Research Highlights

Prof. dr. Arjan Kortholt

Mutations in Leucine-rich repeat kinase 2 (LRRK2) are so far the most frequent cause of late-onset and idiopathic Parkinson’s disease and recent data suggest that, independent of mutations, increased LRKK2 kinase activity plays an essential role in the disease pathogenesis. Although, many LRRK2-specific brain-penetrant kinase inhibitors have been developed, most of them have major side effects, and none of the inhibitors cannot be used for the disease treatment yet. Therefore, targeting other domains of LRRK2 instead of the kinase domain has high potential for improved therapeutic benefits. Recently, high quality full-length LRRK2 has been purified to obtain the first structural map[1] for developing novel allosteric tools to target LRRK2 activity. In collaboration with the labs of Wim Versées (VUB, Brussels) and Johannes Gloeckner (DZNE Tübingen), a set of nanobodies have been generated that can modulate LRRK2 activity[2]. With the Kennedy lab (UGA, Athens) a set of stapled peptides have been designed that effectively disrupt LRRK2 dimerization and rescue LRRK2-mediated cell-death[3, 4]. Currently, the Kortholt lab is working together with these academic partners and companies to further develop these and other compounds that allosterically regulate LRRK2 activity, with the goal to bring them into the clinic.

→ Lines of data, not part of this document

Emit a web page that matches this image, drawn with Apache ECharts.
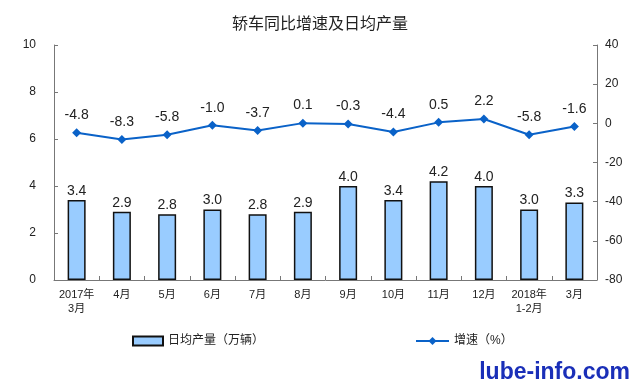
<!DOCTYPE html>
<html><head><meta charset="utf-8">
<script src="https://cdn.jsdelivr.net/npm/echarts@6/dist/echarts.min.js"></script>
<style>html,body{margin:0;padding:0;background:#fff}#c{width:640px;height:389px}</style>
</head><body><div id="c"></div>
<script>
const categories = ['2017年\n3月','4月','5月','6月','7月','8月','9月','10月','11月','12月','2018年\n1-2月','3月'];
const dailyOutput = [3.4, 2.9, 2.8, 3.0, 2.8, 2.9, 4.0, 3.4, 4.2, 4.0, 3.0, 3.3];
const growth = [-4.8, -8.3, -5.8, -1.0, -3.7, 0.1, -0.3, -4.4, 0.5, 2.2, -5.8, -1.6];
const leftTicks = [0, 2, 4, 6, 8, 10];
const rightTicks = [-80, -60, -40, -20, 0, 20, 40];

const chart = echarts.init(document.getElementById('c'));
const font = 'Arial, "Liberation Sans", "Noto Sans CJK SC", sans-serif';
chart.setOption({
  animation: false,
  backgroundColor: '#fff',
  title: {
    text: '轿车同比增速及日均产量', left: 'center', top: 10,
    textStyle: { fontSize: 16, fontWeight: 'normal', color: '#222', fontFamily: '"Noto Sans CJK SC", sans-serif' }
  },
  grid: { left: 54, right: 43, top: 45, bottom: 109 },
  legend: [
    { data: [{ name: '日均产量（万辆）', icon: 'rect' }], left: 127, top: 330, itemWidth: 30, itemHeight: 9,
      textStyle: { fontSize: 12, color: '#222', fontFamily: font } },
    { data: ['增速（%）'], left: 410, top: 330, itemWidth: 33, itemHeight: 10,
      textStyle: { fontSize: 12, color: '#222', fontFamily: font } }
  ],
  xAxis: {
    type: 'category', data: categories,
    axisLine: { lineStyle: { color: '#777', width: 1 } },
    axisTick: { show: true, alignWithLabel: false, inside: true, length: 4, lineStyle: { color: '#777' } },
    axisLabel: { interval: 0, fontSize: 11, color: '#222', fontFamily: font, lineHeight: 14, margin: 8 }
  },
  yAxis: [
    { type: 'value', min: leftTicks[0], max: leftTicks[leftTicks.length-1], interval: 2, position: 'left',
      splitLine: { show: false },
      axisLine: { show: true, lineStyle: { color: '#777' } },
      axisTick: { show: true, inside: true, length: 4, lineStyle: { color: '#777' } },
      axisLabel: { fontSize: 12, color: '#222', fontFamily: font, margin: 18 } },
    { type: 'value', min: rightTicks[0], max: rightTicks[rightTicks.length-1], interval: 20, position: 'right',
      splitLine: { show: false },
      axisLine: { show: true, lineStyle: { color: '#777' } },
      axisTick: { show: true, inside: true, length: 4, lineStyle: { color: '#777' } },
      axisLabel: { fontSize: 12, color: '#222', fontFamily: font, margin: 8 } }
  ],
  series: [
    { name: '日均产量（万辆）', type: 'bar', yAxisIndex: 0, data: dailyOutput, barWidth: 18,
      itemStyle: { color: '#99CCFF', borderColor: '#111', borderWidth: 1.5 },
      label: { show: true, position: 'top', distance: 2, fontSize: 14, color: '#222', fontFamily: font,
        formatter: p => p.value.toFixed(1) } },
    { name: '增速（%）', type: 'line', yAxisIndex: 1, data: growth,
      symbol: 'diamond', symbolSize: 9,
      lineStyle: { color: '#0A62C8', width: 2 },
      itemStyle: { color: '#0A62C8' },
      label: { show: true, position: 'top', distance: 6, fontSize: 14, color: '#222', fontFamily: font,
        formatter: p => p.value.toFixed(1) } }
  ],
  graphic: [
    { type: 'text', right: 10, top: 361,
      style: { text: 'lube-info.com', fill: '#1A2FB8', font: 'bold 23px Arial, "Liberation Sans", sans-serif' } }
  ]
});
</script></body></html>
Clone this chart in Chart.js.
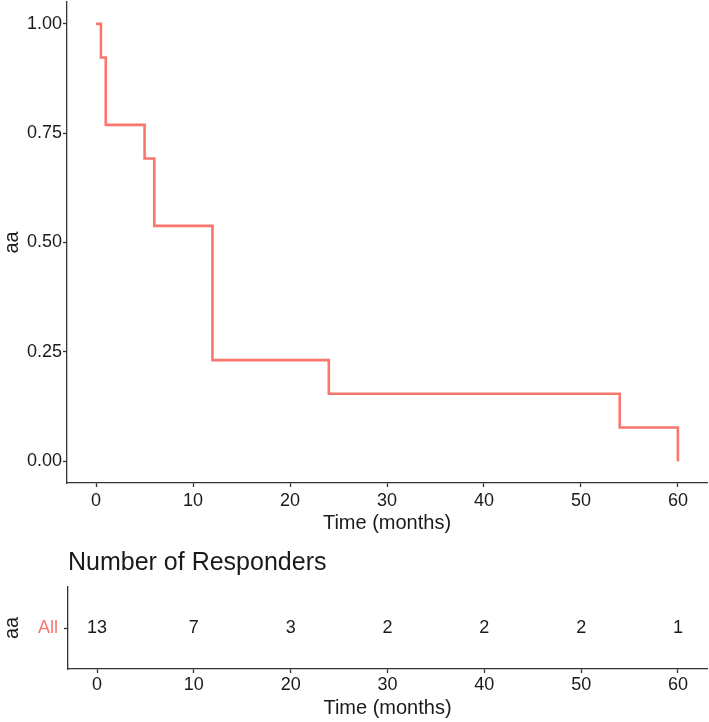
<!DOCTYPE html>
<html>
<head>
<meta charset="utf-8">
<script src="https://cdn.jsdelivr.net/npm/chart.js@4.4.1/dist/chart.umd.min.js"></script>
<style>
  html, body { margin: 0; padding: 0; background: #fff; }
  #wrap { position: relative; width: 709px; height: 722px; }
  #kmBox { position: absolute; left: 0; top: 0; width: 709px; height: 535px; }
  #riskBox { position: absolute; left: 0; top: 540px; width: 709px; height: 182px; }
</style>
</head>
<body>
<div id="wrap">
  <div id="kmBox"><canvas id="kmChart"></canvas></div>
  <div id="riskBox"><canvas id="riskChart"></canvas></div>
</div>
<script>
// Kaplan-Meier step points (time in months, survival fraction)
const times = [0, 0.5, 1, 5, 6, 12, 24, 54, 60];
const survival = [1.0, 0.923, 0.769, 0.692, 0.538, 0.231, 0.154, 0.077, 0.0];

// Number at risk table
const riskGroups = ['All'];
const riskTimes = [0, 10, 20, 30, 40, 50, 60];
const riskCounts = [13, 7, 3, 2, 2, 2, 1];

// Tick labels
const xTicks = [0, 10, 20, 30, 40, 50, 60];
const yTicks = [0, 0.25, 0.5, 0.75, 1.0];
const yTickLabels = ['0.00', '0.25', '0.50', '0.75', '1.00'];

const lineColor = '#F8766D';
const inkColor = '#1a1a1a';
const axisColor = '#333333';
const fontStack = '"Liberation Sans", Arial, sans-serif';

Chart.defaults.font.family = fontStack;
Chart.defaults.color = inkColor;
Chart.defaults.animation = false;
Chart.defaults.responsive = true;
Chart.defaults.maintainAspectRatio = false;

function axisGrid() {
  return { display: true, drawOnChartArea: false, drawTicks: true, tickLength: 4, tickColor: axisColor, tickWidth: 1.3 };
}
function axisBorder() {
  return { display: true, color: axisColor, width: 1.3 };
}
// fixed axis sizes, no extra room reserved for edge labels
function fixHeight(h) {
  return s => { s.height = h; s.paddingLeft = 0; s.paddingRight = 0; };
}
function fixWidth(w) {
  return s => { s.width = w; s.paddingTop = 0; s.paddingBottom = 0; };
}

// --- Survival curve ---
new Chart(document.getElementById('kmChart'), {
  type: 'line',
  data: {
    datasets: [{
      label: 'All',
      data: times.map((t, i) => ({ x: t, y: survival[i] })),
      borderColor: lineColor,
      borderWidth: 2.6,
      stepped: true,
      pointRadius: 0,
      fill: false,
      tension: 0
    }]
  },
  options: {
    layout: { padding: { top: 2, right: 2, left: 0, bottom: 0 } },
    plugins: { legend: { display: false }, tooltip: { enabled: false } },
    scales: {
      x: {
        type: 'linear',
        min: -3,
        max: 63,
        afterBuildTicks: s => { s.ticks = xTicks.map(v => ({ value: v })); },
        afterFit: fixHeight(52),
        ticks: { font: { size: 18 }, color: inkColor, padding: 3, maxRotation: 0 },
        grid: axisGrid(),
        border: axisBorder(),
        title: { display: true, text: 'Time (months)', font: { size: 20 }, color: inkColor, padding: { top: 0, bottom: 0 } }
      },
      y: {
        type: 'linear',
        min: -0.05,
        max: 1.05,
        afterBuildTicks: s => { s.ticks = yTicks.map(v => ({ value: v })); },
        afterFit: fixWidth(67),
        ticks: {
          font: { size: 18 }, color: inkColor, padding: 1,
          callback: v => yTickLabels[yTicks.indexOf(v)]
        },
        grid: axisGrid(),
        border: axisBorder(),
        title: { display: true, text: 'aa', font: { size: 20 }, color: inkColor, padding: { top: 0, bottom: 0 } }
      }
    }
  }
});

// Draw the number-at-risk counts at scale positions
const riskText = {
  id: 'riskText',
  afterDraw(chart) {
    const ctx = chart.ctx;
    const xs = chart.scales.x;
    const ys = chart.scales.y;
    ctx.save();
    ctx.font = '18px ' + fontStack;
    ctx.fillStyle = inkColor;
    ctx.textAlign = 'center';
    ctx.textBaseline = 'middle';
    riskTimes.forEach((t, i) => {
      ctx.fillText(String(riskCounts[i]), xs.getPixelForValue(t), ys.getPixelForValue(0));
    });
    ctx.restore();
  }
};

// --- Risk table ---
new Chart(document.getElementById('riskChart'), {
  type: 'scatter',
  data: { datasets: [] },
  plugins: [riskText],
  options: {
    layout: { padding: { top: 0, right: 2, left: 0, bottom: 0 } },
    plugins: {
      legend: { display: false },
      tooltip: { enabled: false },
      title: {
        display: true,
        text: 'Number of Responders',
        align: 'start',
        fullSize: false,
        color: inkColor,
        font: { size: 25, weight: 'normal' },
        padding: { top: 8, bottom: 9 }
      }
    },
    scales: {
      x: {
        type: 'linear',
        min: -3,
        max: 63,
        afterBuildTicks: s => { s.ticks = xTicks.map(v => ({ value: v })); },
        afterFit: fixHeight(53),
        ticks: { font: { size: 18 }, color: inkColor, padding: 1, maxRotation: 0 },
        grid: axisGrid(),
        border: axisBorder(),
        title: { display: true, text: 'Time (months)', font: { size: 20 }, color: inkColor, padding: { top: 0, bottom: 2 } }
      },
      y: {
        type: 'category',
        labels: riskGroups,
        offset: true,
        afterFit: fixWidth(68),
        ticks: { font: { size: 18 }, color: lineColor, padding: 6 },
        grid: axisGrid(),
        border: axisBorder(),
        title: { display: true, text: 'aa', font: { size: 20 }, color: inkColor, padding: { top: 0, bottom: 0 } }
      }
    }
  }
});
</script>
</body>
</html>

[1] Guaitoli et al., 2016, Proc Natl Acad Sci U S A; 113(30):E4357-66. doi: 10.1073/pnas.1523708113.

[2] Singh et al., 2022, Proc Natl Acad Sci U S A.;119(9):e2112712119. doi: 10.1073/pnas.2112712119.

[3] Helton et al., 2021, ACS Chem Biol.;16(11):2326-2338. doi: 10.1021/acschembio.1c00487.

[4] Pathak et al., 2023, ACS Chem Neurosci.doi: 10.1021/acschemneuro.3c00259.